Idea Relay

A collaborative platform where ideas evolve through community input

Role

Senior product designer

Scope

UX strategy, Interaction design

Platform

Mobile

The Problem

Creative work often begins with a spark, but many ideas stall before they fully develop.

Creators frequently experience:

  • Blank canvas anxiety when starting new ideas

  • Analysis paralysis when evaluating multiple directions

  • Siloed thinking without outside perspectives

Most brainstorming tools either impose rigid frameworks or bury ideas in long discussions, making it difficult for ideas to evolve collaboratively.

The Opportunity

Creative teams often rely on scheduled brainstorming sessions to generate ideas. While useful, these sessions can be inconsistent, dominated by a few voices, and difficult to sustain outside of meetings.

Many existing collaboration tools focus on task management or documentation rather than early-stage ideation.

Idea Relay explores how a digital platform could support continuous, low-pressure idea sharing, allowing teams to contribute ideas over time and build on each other’s thinking.

Research

I researched to understand how people approach ideation and collaboration, also analyzing how competitors approached that same problem.

User Interviews

I conducted interviews with 8 participants across creative and product roles, including:

  • Product designers

  • Product managers

  • Creative writers

Participants were asked questions such as:

  • How do you typically capture new ideas?

  • What tools do you currently use for brainstorming?

  • What makes brainstorming sessions successful or unsuccessful?

  • How do you build on ideas with others?

  • What challenges do you encounter when collaborating on ideas?

Several patterns emerged:

• Brainstorming sessions often favored the most vocal participants
• Contributors felt pressure to present polished ideas
• Many ideas were forgotten between meetings

Participants expressed interest in a tool that would allow them to capture and develop ideas more organically.

Creative ideation works best when it feels iterative and collaborative rather than performative.

Participants were more willing to contribute when ideas could be rough, incomplete, and expanded by others.

Key Insights

Getting started is the hardest part

Many participants described experiencing blank canvas anxiety when starting new ideas.

Several said they preferred contributing to ideas that already existed.

“It’s easier to improve an idea than to start one from scratch.”

This insight led to emphasizing idea threads rather than isolated idea posts.

Creativity improves with other perspectives

Participants reported that new perspectives often helped unlock new directions.

Seeing how others approached the same idea frequently sparked additional creativity.

“Someone else’s comment can completely change how I think about an idea.”

This reinforced the importance of open collaborative contributions.

Ideas lose energy when they sit idle

Many ideas were described as stalled sitting idle until someone has they time to do the work.

Participants wanted a way for ideas to continue evolving even when collaborators were working asynchronously.

“Ideas get buried in chats and then no one comes back to them.”

This insight informed the design of visible idea threads and contribution activity.

Exploring the Concept

Shared idea board

Users posted ideas to a shared board where others could comment.
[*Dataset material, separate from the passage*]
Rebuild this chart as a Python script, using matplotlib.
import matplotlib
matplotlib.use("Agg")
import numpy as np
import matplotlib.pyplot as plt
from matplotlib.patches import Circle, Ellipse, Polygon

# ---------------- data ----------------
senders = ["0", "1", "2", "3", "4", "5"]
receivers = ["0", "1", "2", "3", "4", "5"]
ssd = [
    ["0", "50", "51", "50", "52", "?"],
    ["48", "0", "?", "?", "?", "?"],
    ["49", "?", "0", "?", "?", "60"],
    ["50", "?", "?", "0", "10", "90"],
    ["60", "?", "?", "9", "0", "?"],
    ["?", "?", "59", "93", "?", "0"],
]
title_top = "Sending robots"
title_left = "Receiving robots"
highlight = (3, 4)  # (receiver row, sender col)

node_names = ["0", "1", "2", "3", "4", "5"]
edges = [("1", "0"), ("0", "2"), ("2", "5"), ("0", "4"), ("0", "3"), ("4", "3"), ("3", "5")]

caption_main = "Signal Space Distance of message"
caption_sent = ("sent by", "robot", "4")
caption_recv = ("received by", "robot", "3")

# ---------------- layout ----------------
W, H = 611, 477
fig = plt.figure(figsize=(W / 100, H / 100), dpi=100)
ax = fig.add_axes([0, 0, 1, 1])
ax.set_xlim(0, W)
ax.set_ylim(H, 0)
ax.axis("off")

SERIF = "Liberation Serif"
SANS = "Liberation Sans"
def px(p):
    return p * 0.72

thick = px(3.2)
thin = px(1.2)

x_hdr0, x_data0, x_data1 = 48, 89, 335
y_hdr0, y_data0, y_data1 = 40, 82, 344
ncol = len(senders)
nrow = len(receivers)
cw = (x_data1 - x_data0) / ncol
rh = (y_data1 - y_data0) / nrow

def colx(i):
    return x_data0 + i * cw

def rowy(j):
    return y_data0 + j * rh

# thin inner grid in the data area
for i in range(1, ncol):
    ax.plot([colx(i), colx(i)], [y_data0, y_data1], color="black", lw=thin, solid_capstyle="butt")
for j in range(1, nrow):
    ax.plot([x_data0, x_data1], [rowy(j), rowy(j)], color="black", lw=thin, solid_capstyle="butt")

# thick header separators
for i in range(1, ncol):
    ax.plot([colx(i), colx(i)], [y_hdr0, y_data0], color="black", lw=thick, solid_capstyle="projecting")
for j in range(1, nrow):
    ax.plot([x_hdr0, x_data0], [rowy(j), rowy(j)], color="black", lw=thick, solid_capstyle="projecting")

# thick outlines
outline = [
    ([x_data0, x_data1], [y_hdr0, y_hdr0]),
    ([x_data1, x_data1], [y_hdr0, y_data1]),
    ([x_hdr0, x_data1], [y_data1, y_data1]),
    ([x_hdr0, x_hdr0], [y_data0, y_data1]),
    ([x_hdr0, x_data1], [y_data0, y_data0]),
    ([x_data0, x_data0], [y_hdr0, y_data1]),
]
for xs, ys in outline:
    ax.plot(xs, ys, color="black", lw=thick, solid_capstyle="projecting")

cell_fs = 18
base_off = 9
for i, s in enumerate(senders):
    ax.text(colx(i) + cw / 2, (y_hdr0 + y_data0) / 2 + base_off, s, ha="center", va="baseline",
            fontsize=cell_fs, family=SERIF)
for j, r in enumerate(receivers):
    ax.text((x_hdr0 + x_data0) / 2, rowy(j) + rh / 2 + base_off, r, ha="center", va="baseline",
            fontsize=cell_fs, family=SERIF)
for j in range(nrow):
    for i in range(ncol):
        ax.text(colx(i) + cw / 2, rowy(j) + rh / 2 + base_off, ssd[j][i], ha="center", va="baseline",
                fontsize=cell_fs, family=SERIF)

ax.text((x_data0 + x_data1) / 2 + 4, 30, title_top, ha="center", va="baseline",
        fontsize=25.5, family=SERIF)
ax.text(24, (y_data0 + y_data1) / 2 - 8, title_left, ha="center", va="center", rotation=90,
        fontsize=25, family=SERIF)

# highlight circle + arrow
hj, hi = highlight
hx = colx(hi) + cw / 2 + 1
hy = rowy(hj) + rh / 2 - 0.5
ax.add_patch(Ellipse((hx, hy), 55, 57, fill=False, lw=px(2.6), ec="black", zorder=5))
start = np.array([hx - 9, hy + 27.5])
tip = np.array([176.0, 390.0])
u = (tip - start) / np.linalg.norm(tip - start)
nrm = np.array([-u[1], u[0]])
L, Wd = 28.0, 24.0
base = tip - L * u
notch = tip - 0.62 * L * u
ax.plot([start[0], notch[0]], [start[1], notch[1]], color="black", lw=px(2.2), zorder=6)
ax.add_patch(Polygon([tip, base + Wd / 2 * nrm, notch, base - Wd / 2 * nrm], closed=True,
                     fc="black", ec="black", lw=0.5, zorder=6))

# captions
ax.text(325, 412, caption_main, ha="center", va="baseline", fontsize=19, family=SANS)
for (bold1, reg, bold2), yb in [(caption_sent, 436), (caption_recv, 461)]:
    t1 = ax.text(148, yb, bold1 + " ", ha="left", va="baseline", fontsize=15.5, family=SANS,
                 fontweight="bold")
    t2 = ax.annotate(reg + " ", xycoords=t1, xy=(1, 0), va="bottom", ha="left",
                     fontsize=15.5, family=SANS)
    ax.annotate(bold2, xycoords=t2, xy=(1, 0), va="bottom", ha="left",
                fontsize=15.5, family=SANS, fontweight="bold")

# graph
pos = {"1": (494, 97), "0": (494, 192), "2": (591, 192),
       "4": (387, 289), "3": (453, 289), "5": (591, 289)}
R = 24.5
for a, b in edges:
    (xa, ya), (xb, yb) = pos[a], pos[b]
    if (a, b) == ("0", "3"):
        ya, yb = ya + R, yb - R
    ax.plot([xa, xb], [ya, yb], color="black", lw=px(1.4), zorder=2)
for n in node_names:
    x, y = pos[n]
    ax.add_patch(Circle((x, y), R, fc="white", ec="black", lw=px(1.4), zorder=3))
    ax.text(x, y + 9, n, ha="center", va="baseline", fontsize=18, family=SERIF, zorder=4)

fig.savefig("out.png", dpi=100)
While familiar, this did not encourage ongoing idea development and I felt that it lacked organization.

Prompt-based brainstorming

Users responded to structured prompts designed to spark creativity.

This approach limited how ideas could evolve collaboratively. Instead we felt we can take inspiration from the prompts for when there was a roadblock.

Relay-based ideation

Users would interact in a relay structure where ideas could be passed from one contributor to another.
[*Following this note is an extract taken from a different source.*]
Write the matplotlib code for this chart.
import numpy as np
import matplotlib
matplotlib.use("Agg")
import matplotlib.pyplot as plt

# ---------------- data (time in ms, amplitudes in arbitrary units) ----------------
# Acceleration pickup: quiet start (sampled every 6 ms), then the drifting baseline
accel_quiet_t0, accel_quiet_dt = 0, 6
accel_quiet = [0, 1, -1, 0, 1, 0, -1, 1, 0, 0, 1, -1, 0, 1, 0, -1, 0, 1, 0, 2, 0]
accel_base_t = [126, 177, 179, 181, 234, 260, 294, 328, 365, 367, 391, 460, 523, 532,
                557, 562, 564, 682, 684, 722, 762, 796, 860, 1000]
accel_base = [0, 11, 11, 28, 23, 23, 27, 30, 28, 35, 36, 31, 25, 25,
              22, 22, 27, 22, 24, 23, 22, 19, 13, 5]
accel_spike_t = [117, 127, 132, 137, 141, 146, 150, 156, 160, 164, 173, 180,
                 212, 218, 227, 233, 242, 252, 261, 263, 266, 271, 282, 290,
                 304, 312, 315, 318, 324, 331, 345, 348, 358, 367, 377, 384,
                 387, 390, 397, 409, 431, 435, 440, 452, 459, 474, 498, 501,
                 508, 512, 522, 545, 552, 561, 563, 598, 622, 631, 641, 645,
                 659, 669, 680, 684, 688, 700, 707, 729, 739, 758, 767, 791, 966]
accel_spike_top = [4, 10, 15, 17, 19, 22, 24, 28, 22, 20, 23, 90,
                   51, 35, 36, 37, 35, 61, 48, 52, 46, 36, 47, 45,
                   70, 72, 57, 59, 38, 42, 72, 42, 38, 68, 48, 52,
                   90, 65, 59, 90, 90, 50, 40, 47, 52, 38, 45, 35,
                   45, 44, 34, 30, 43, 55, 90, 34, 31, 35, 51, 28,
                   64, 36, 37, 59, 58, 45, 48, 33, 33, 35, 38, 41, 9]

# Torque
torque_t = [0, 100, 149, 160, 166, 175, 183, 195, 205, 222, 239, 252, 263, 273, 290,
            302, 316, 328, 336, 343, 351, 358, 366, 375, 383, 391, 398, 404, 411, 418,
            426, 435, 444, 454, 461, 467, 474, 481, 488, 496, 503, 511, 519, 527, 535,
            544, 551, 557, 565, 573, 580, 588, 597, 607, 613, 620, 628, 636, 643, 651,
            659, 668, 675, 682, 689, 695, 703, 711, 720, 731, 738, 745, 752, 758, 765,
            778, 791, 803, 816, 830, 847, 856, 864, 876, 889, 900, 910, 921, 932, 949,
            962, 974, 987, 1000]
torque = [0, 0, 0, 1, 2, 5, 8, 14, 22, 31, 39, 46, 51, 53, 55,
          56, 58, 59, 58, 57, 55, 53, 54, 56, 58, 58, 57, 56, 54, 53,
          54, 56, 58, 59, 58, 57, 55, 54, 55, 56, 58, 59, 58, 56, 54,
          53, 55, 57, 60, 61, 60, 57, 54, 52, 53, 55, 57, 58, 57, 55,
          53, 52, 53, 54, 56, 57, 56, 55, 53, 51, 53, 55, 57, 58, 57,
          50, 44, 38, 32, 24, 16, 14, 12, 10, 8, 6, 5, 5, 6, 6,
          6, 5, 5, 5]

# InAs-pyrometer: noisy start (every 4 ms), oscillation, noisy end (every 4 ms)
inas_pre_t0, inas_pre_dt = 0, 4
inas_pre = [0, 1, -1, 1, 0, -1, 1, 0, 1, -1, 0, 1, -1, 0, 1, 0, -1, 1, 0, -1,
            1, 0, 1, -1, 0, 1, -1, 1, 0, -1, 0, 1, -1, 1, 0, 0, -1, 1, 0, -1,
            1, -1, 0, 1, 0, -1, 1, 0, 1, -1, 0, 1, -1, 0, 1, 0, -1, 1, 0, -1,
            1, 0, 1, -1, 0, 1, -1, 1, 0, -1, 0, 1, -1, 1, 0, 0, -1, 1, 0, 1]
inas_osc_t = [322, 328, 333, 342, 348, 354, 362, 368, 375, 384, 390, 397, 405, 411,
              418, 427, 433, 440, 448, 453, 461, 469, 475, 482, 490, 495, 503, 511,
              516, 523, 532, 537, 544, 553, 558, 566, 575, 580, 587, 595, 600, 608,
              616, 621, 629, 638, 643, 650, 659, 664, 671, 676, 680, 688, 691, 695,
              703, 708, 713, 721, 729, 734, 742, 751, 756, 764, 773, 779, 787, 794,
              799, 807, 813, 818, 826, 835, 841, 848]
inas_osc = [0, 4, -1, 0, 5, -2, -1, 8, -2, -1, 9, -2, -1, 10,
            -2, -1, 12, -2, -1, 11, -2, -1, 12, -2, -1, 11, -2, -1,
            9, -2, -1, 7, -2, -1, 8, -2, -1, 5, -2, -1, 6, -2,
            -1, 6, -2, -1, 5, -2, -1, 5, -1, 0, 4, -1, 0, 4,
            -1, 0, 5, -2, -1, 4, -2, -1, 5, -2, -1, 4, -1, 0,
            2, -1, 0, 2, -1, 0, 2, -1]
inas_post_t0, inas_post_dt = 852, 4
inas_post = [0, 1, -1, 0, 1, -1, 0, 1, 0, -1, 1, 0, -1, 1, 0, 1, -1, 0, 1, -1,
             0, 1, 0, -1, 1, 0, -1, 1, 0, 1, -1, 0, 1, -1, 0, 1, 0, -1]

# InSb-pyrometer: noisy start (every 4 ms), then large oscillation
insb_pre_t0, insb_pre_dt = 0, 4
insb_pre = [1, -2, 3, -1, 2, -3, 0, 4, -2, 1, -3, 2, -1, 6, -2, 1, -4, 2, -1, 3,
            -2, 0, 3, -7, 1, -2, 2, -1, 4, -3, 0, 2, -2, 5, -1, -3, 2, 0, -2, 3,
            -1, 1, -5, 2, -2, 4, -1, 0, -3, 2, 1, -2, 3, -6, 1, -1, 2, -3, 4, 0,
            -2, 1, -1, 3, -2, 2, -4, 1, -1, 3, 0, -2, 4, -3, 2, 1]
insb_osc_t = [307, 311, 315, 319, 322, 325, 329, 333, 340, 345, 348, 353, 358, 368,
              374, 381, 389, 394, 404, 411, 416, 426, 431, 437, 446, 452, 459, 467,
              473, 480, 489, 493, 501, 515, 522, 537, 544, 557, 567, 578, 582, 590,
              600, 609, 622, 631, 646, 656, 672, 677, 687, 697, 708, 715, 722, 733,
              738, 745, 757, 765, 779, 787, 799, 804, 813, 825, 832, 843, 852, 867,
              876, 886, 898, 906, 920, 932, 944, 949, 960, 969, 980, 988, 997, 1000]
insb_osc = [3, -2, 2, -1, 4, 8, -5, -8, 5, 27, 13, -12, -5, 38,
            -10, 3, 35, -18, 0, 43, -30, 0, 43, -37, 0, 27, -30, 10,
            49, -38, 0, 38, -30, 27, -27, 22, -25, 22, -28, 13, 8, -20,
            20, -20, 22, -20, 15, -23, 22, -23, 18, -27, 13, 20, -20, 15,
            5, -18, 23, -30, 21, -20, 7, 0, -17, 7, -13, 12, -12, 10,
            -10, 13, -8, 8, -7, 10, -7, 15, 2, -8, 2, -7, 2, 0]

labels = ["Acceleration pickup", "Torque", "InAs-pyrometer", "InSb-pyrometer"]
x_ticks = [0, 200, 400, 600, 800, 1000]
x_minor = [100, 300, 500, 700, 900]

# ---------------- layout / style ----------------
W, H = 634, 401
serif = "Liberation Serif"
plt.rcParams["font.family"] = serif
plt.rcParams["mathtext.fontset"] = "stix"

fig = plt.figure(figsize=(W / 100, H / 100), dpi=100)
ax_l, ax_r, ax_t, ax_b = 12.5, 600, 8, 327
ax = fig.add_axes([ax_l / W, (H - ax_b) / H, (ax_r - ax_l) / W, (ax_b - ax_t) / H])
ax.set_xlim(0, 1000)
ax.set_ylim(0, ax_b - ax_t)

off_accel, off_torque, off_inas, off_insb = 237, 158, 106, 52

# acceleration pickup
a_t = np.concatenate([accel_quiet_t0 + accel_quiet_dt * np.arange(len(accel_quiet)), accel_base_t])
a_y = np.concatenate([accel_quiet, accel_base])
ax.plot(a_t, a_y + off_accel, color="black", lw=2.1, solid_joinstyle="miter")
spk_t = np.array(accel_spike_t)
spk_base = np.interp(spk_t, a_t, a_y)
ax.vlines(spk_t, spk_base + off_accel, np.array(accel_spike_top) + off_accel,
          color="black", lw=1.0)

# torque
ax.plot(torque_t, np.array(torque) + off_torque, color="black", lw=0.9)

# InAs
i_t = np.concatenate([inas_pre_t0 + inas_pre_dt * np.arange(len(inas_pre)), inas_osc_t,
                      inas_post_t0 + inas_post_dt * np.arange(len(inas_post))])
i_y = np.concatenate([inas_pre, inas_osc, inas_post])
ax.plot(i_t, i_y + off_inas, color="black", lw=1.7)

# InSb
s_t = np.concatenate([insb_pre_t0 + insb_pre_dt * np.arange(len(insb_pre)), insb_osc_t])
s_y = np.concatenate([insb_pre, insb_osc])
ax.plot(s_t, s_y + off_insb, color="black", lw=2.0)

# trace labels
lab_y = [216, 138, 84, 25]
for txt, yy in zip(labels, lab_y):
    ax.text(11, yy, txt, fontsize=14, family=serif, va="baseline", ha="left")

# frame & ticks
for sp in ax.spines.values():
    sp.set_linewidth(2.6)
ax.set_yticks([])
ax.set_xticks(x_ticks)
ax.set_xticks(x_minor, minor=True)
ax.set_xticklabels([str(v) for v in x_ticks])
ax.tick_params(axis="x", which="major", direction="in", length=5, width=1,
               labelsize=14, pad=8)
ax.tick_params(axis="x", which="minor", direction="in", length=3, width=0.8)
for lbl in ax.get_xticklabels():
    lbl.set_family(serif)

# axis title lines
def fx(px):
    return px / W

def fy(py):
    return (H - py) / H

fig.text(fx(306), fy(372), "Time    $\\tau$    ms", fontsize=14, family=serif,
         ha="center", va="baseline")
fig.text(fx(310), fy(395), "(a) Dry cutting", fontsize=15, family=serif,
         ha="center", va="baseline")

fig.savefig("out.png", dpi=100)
Each participant adds, refines, or evolves the idea, allowing concepts to grow through collective input.

We selected relays to be our foundation as it created the most momentum and most effective evolution of ideas in a group dynamic.

The Solution

A mobile platform where users post ideas and open them to collaboration.

Contributors can respond freely by:

  • Contributing features

  • Sharing insights

  • Asking questions

  • Refining concepts

  • Uploading sketches or media

Ideas evolve organically through collaborative discussion rather than structured workflows.

Key Features:

Idea threads
Every idea becomes a collaborative thread where contributors build on the original concept.

Public or private relays
Ideas can be shared with a public community or restricted to invited collaborators.

Contribution feed
Users discover active relays through a feed showing trending ideas, contributor activity, and recent updates.

AI inspiration
When discussions slow down, AI prompts help spark new contributions and maintain creative momentum.

Outcomes

Beta testing showed that the open collaboration model:

  • Increase spontaneous idea sharing

  • Reduced participant pressure compared to structured brainstorming

  • Increased engagement in asynchronous discussions

78% of participants enjoyed seeing how ideas evolved through multiple perspectives.

Reflection

Creativity often thrives in flexible environments.

By removing rigid brainstorming frameworks, Idea Relay focuses on idea evolution rather than idea generation, enabling collaborative thinking that grows concepts through shared input.